• **Collected data**
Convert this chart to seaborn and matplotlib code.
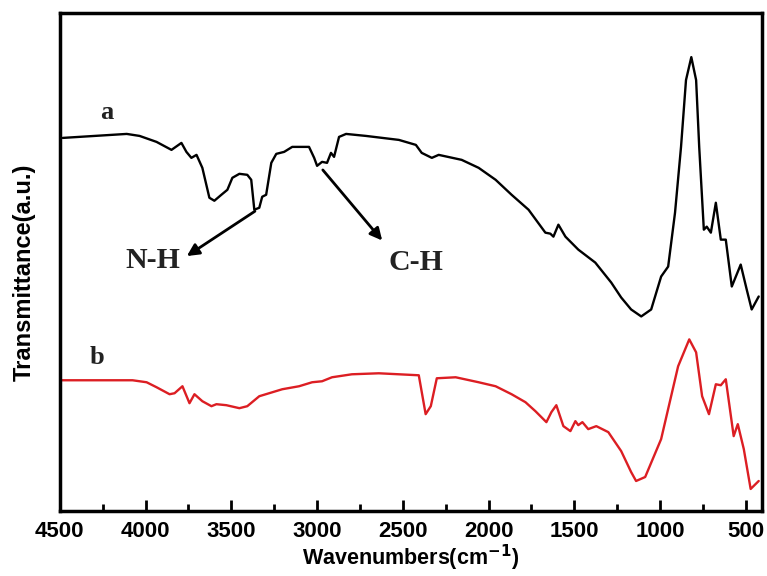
import numpy as np
import matplotlib
matplotlib.use("Agg")
import matplotlib.pyplot as plt
from matplotlib.ticker import MultipleLocator
import pandas as pd
import seaborn as sns

# curve a (black) - wavenumber, transmittance (arbitrary units)
wn_a = [4483, 4110, 4035, 3936, 3849, 3791, 3762, 3733, 3703, 3669, 3628, 3599, 3558,
        3523, 3494, 3453, 3407, 3384, 3366, 3337, 3320, 3297, 3267, 3238, 3192, 3145,
        3047, 3017, 3000, 2971, 2942, 2919, 2901, 2872, 2831, 2715, 2523, 2424, 2390,
        2331, 2291, 2157, 2058, 1959, 1866, 1767, 1669, 1640, 1622, 1593, 1552, 1477,
        1378, 1285, 1227, 1169, 1110, 1052, 994, 953, 913, 878, 849, 818, 790, 772,
        745, 728, 704, 675, 646, 617, 582, 530, 495, 466, 425]
tr_a = [374, 378, 376, 370, 362, 369, 360, 354, 357, 344, 314, 311, 317, 322, 334, 338,
        337, 332, 302, 304, 315, 317, 349, 358, 360, 365, 365, 354, 346, 350, 349, 359,
        355, 375, 378, 376, 372, 367, 359, 354, 357, 352, 344, 332, 317, 302, 279, 278,
        275, 287, 275, 262, 249, 229, 214, 202, 195, 202, 235, 245, 299, 365, 432, 455,
        432, 365, 282, 285, 279, 309, 272, 272, 225, 247, 222, 202, 215]

# curve b (red)
wn_b = [4488, 4076, 3994, 3936, 3860, 3831, 3785, 3744, 3715, 3669, 3616, 3587, 3529,
        3453, 3407, 3337, 3203, 3105, 3029, 2971, 2913, 2797, 2640, 2407, 2367, 2337,
        2302, 2192, 2058, 1959, 1866, 1785, 1727, 1663, 1634, 1605, 1564, 1523, 1494,
        1477, 1453, 1419, 1372, 1302, 1227, 1169, 1140, 1087, 994, 895, 830, 790, 755,
        715, 675, 646, 617, 571, 547, 512, 472, 425]
tr_b = [131, 131, 129, 124, 117, 118, 125, 108, 117, 110, 105, 107, 106, 103, 105, 115,
        122, 125, 129, 130, 134, 137, 138, 136, 97, 105, 133, 134, 129, 125, 117, 109,
        100, 89, 99, 106, 85, 80, 90, 86, 89, 82, 85, 79, 60, 39, 30, 34, 72, 145, 172,
        159, 115, 97, 127, 126, 132, 75, 87, 62, 22, 30]

df_a = pd.DataFrame({"wn": wn_a, "tr": tr_a})
df_b = pd.DataFrame({"wn": wn_b, "tr": tr_b})

sns.set_style("ticks")
plt.rcParams['font.family'] = ['Liberation Sans', 'DejaVu Sans']
plt.rcParams['axes.edgecolor'] = 'black'
plt.rcParams['xtick.color'] = 'black'
plt.rcParams['text.color'] = 'black'
plt.rcParams['axes.labelcolor'] = 'black'

fig = plt.figure(figsize=(7.67, 5.76), dpi=100)
ax = fig.add_axes([0.078, 0.113, 0.915, 0.864])

sns.lineplot(data=df_a, x="wn", y="tr", ax=ax, color="black", linewidth=1.7, sort=False)
sns.lineplot(data=df_b, x="wn", y="tr", ax=ax, color="#dc1e23", linewidth=1.7, sort=False)

ax.set_xlim(4500, 408)
ax.set_ylim(0, 499)
ax.xaxis.set_major_locator(MultipleLocator(500))
ax.xaxis.set_minor_locator(MultipleLocator(250))
ax.tick_params(axis='x', which='major', direction='in', length=8, width=2, labelsize=16, pad=7)
ax.tick_params(axis='x', which='minor', direction='in', length=5, width=2)
ax.set_yticks([])
for lbl in ax.get_xticklabels():
    lbl.set_fontweight('bold')
for sp in ax.spines.values():
    sp.set_linewidth(2.5)
    sp.set_visible(True)

ax.set_xlabel("Wavenumbers(cm$^{\\mathbf{-1}}$)", fontsize=15.5, fontweight='bold', labelpad=1)
ax.set_ylabel("Transmittance(a.u.)", fontsize=17, fontweight='bold', labelpad=4)
ax.yaxis.set_label_coords(-0.035, 0.48)

serif = dict(family=['Liberation Serif', 'DejaVu Serif'], fontweight='bold', color='#222222')
ax.text(4227, 399, "a", ha='center', va='center', fontsize=19, **serif)
ax.text(4285, 154, "b", ha='center', va='center', fontsize=19, **serif)

ax.annotate("", xy=(3773, 254), xytext=(3349, 302),
            arrowprops=dict(arrowstyle='-|>', color='black', lw=2, mutation_scale=18))
ax.annotate("", xy=(2610, 269), xytext=(2977, 344),
            arrowprops=dict(arrowstyle='-|>', color='black', lw=2, mutation_scale=18))
ax.text(3960, 251, "N-H", ha='center', va='center', fontsize=21.5, **serif)
ax.text(2424, 249, "C-H", ha='center', va='center', fontsize=21.5, **serif)

fig.savefig("out.png", dpi=100)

• **Do this**
Leave out any pictures and return exactly the lines from the beginning of the data through the line with "222, 202, 215]", inclusive.

• **Reply to the exercise**
Convert this chart to seaborn and matplotlib code.
import numpy as np
import matplotlib
matplotlib.use("Agg")
import matplotlib.pyplot as plt
from matplotlib.ticker import MultipleLocator
import pandas as pd
import seaborn as sns

# curve a (black) - wavenumber, transmittance (arbitrary units)
wn_a = [4483, 4110, 4035, 3936, 3849, 3791, 3762, 3733, 3703, 3669, 3628, 3599, 3558,
        3523, 3494, 3453, 3407, 3384, 3366, 3337, 3320, 3297, 3267, 3238, 3192, 3145,
        3047, 3017, 3000, 2971, 2942, 2919, 2901, 2872, 2831, 2715, 2523, 2424, 2390,
        2331, 2291, 2157, 2058, 1959, 1866, 1767, 1669, 1640, 1622, 1593, 1552, 1477,
        1378, 1285, 1227, 1169, 1110, 1052, 994, 953, 913, 878, 849, 818, 790, 772,
        745, 728, 704, 675, 646, 617, 582, 530, 495, 466, 425]
tr_a = [374, 378, 376, 370, 362, 369, 360, 354, 357, 344, 314, 311, 317, 322, 334, 338,
        337, 332, 302, 304, 315, 317, 349, 358, 360, 365, 365, 354, 346, 350, 349, 359,
        355, 375, 378, 376, 372, 367, 359, 354, 357, 352, 344, 332, 317, 302, 279, 278,
        275, 287, 275, 262, 249, 229, 214, 202, 195, 202, 235, 245, 299, 365, 432, 455,
        432, 365, 282, 285, 279, 309, 272, 272, 225, 247, 222, 202, 215]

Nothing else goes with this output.